Study says aquaculture likely driving wild salmon extinction in Newfoundland

By Sarah Smellie, The Canadian Press

ST. JOHN’S, N.L. — A new study shows an Atlantic salmon population in southern Newfoundland is disappearing, and it says nearby aquaculture operations are likely to blame.

The report published last month in the journal Reviews in Fisheries Science and Aquaculture concludes that though climate change and predation also have negative impacts, the effects of aquaculture operations near the Conne River are the most significant probable factor pushing the local wild salmon population toward extinction. 

“These impacts will likely increase as populations decline toward local extirpation,” the study said. 

The authors — eight researchers from the federal Fisheries Department — say that as Newfoundland and Labrador plans to expand its aquaculture industry, more studies are needed to determine how climate change, sea lice and disease will impact threatened or endangered wild salmon.

The Conne River feeds into the Bay d’Espoir, along Newfoundland’s south coast. Salmon farming in the Bay d’ Espoir began in the 1980s. The industry is often celebrated by the provincial government for restoring the economy in the remote area after the commercial cod fishery was shut down in 1992 because of species collapse.

The local wild salmon population shrank by 92 per cent between 1986 and 2022, according to figures in the report.

Conne River salmon was once an important food source for the Miawpukek First Nation, but it halted its food, social and ceremonial fisheries there in 1998 because of conservation concerns, the report said.

The study uses past reports and data, as well as input from scientists who regularly work in the area, to narrow down a list of more than a dozen possible contributors to the salmon’s demise. It then uses statistical modelling to determine which of those are most likely driving the decline. 

Aquaculture comes out on top, with the report noting that there is ample documentation of wild salmon breeding with escaped farm salmon in the area. Offspring from such hybrids tend to be weaker and to carry genetic mutations that make it harder for the fish to survive. They’re also more likely to spread disease, the study said.

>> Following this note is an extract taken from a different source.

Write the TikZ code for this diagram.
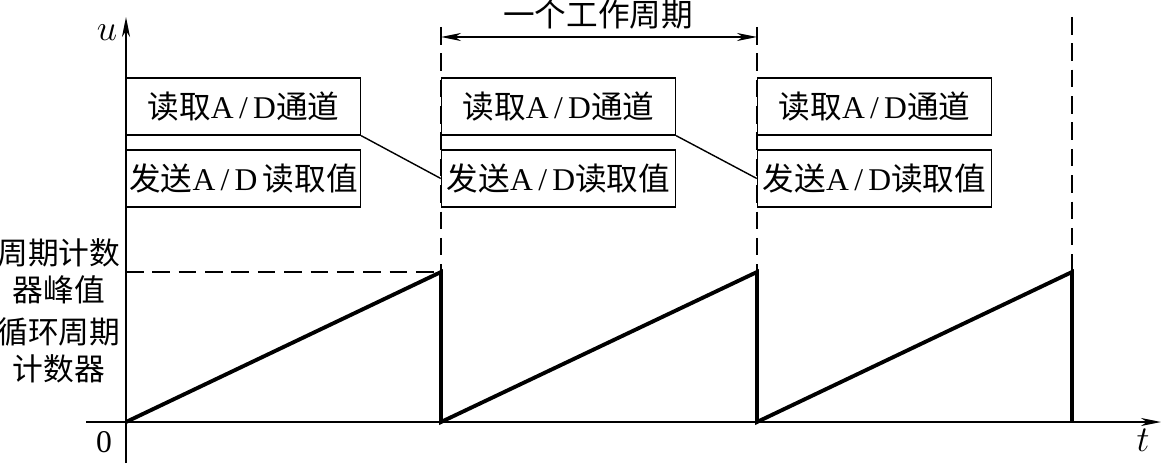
\documentclass[tikz,border=0pt]{standalone}
\usepackage{fontspec}
\setmainfont{Liberation Serif}
\newfontfamily\cjk{Noto Sans CJK SC}
\usepackage{tikz,xcolor}
\usetikzlibrary{arrows.meta,calc}

\tikzset{
  taskbox/.style={draw, fill=white, line width=0.8pt, minimum width=4.68cm, minimum height=1.14cm, inner sep=0pt, font=\fontsize{18}{20}\selectfont},
  guide/.style={line width=0.8pt, dash pattern=on 10pt off 5pt},
  axis/.style={line width=1pt, -{Stealth[length=4mm,width=1.6mm,inset=1.2mm]}},
  sawline/.style={line width=2.2pt, line join=miter},
  lbl/.style={font=\fontsize{17.5}{21}\selectfont, align=center, inner sep=0pt}
}

\begin{document}
\begin{tikzpicture}
\useasboundingbox (0,0) rectangle (23.24,9.26);

%guides
\draw[guide] (8.82,8.72) -- (8.82,3.82);
\draw[guide] (15.14,8.72) -- (15.14,3.82);
\draw[guide] (21.44,8.92) -- (21.44,3.82);
\draw[guide] (2.52,3.82) -- (8.82,3.82);

%axes
\coordinate (o) at (2.52,0.82);
\draw[axis] (2.52,0) -- (2.52,8.92);
\draw[axis] (1.72,0.82) -- (23.22,0.82);
\node at (2.14,8.6) {\fontsize{20}{22}\selectfont$u$};
\node at (22.86,0.46) {\fontsize{20}{22}\selectfont$t$};
\node at (2.08,0.42) {\fontsize{18}{20}\selectfont 0};

%period
\draw[line width=0.8pt, {Stealth[length=4mm,width=1.6mm,inset=1.2mm]}-{Stealth[length=4mm,width=1.6mm,inset=1.2mm]}] (8.82,8.52) -- (15.14,8.52);
\node (period) at (11.96,8.96) {\fontsize{18}{20}\selectfont\cjk 一个工作周期};

%tasks
\node[taskbox] (read1) at (4.87,7.13) {{\cjk 读取}A\,/\,D{\cjk 通道}};
\node[taskbox] (send1) at (4.87,5.69) {{\cjk 发送}A\,/\,D\,{\cjk 读取值}};
\node[taskbox] (read2) at (11.17,7.13) {{\cjk 读取}A\,/\,D{\cjk 通道}};
\node[taskbox] (send2) at (11.17,5.69) {{\cjk 发送}A\,/\,D{\cjk 读取值}};
\node[taskbox] (read3) at (17.49,7.13) {{\cjk 读取}A\,/\,D{\cjk 通道}};
\node[taskbox] (send3) at (17.49,5.69) {{\cjk 发送}A\,/\,D{\cjk 读取值}};

\draw[line width=0.8pt] (read1.south east) -- (send2.west);
\draw[line width=0.8pt] (read2.south east) -- (send3.west);

%sawtooth
\draw[sawline] (o) -- (8.82,3.82) -- (8.82,0.82) -- (15.14,3.82) -- (15.14,0.82) -- (21.44,3.82) -- (21.44,0.82);

%left labels
\node[lbl] (peak) at (1.18,3.83) {\cjk 周期计数\\\cjk 器峰值};
\node[lbl] (count) at (1.18,2.26) {\cjk 循环周期\\\cjk 计数器};

\end{tikzpicture}
\end{document}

It notes that though there is little data on sea lice in the local wild salmon population, the spread of the tiny marine parasites from aquaculture operations has led to documented declines in wild salmon in Norway, Ireland and Scotland.

Neville Crabbe, with the Atlantic Salmon Federation, said the report provides conclusive evidence that aquaculture is harming wild salmon.

“It pushes the issue from correlation, where we have all of this evidence of declining populations in proximity to the salmon farms, and this is demonstrating direct causation, that those industrial installations are affecting wild salmon and causing very, very significant declines,” he said in an interview.

“It’s a study of one river in one place, but it can be extrapolated out to all of the other places where the industry is occurring in Atlantic Canada.”

Jamie Baker, executive director of the Newfoundland Aquaculture Industry Association, said in an email that the report is based on old data and contributes “nothing new in terms of actual research.”

“It’s an accepted fact that salmon populations across the Atlantic have been in decline for decades, well before salmon farming started,” Baker wrote. “The majority of rivers in Newfoundland and Labrador have seen concerning declines, and they’re nowhere near any farming activity.”

He said he believes climate change and warming oceans are the largest driver of those changes.

The study calls on fisheries managers, the local First Nation and the aquaculture industry to “actively pursue evidence-based research” to figure out how to protect the wild salmon, and to put those measures in place.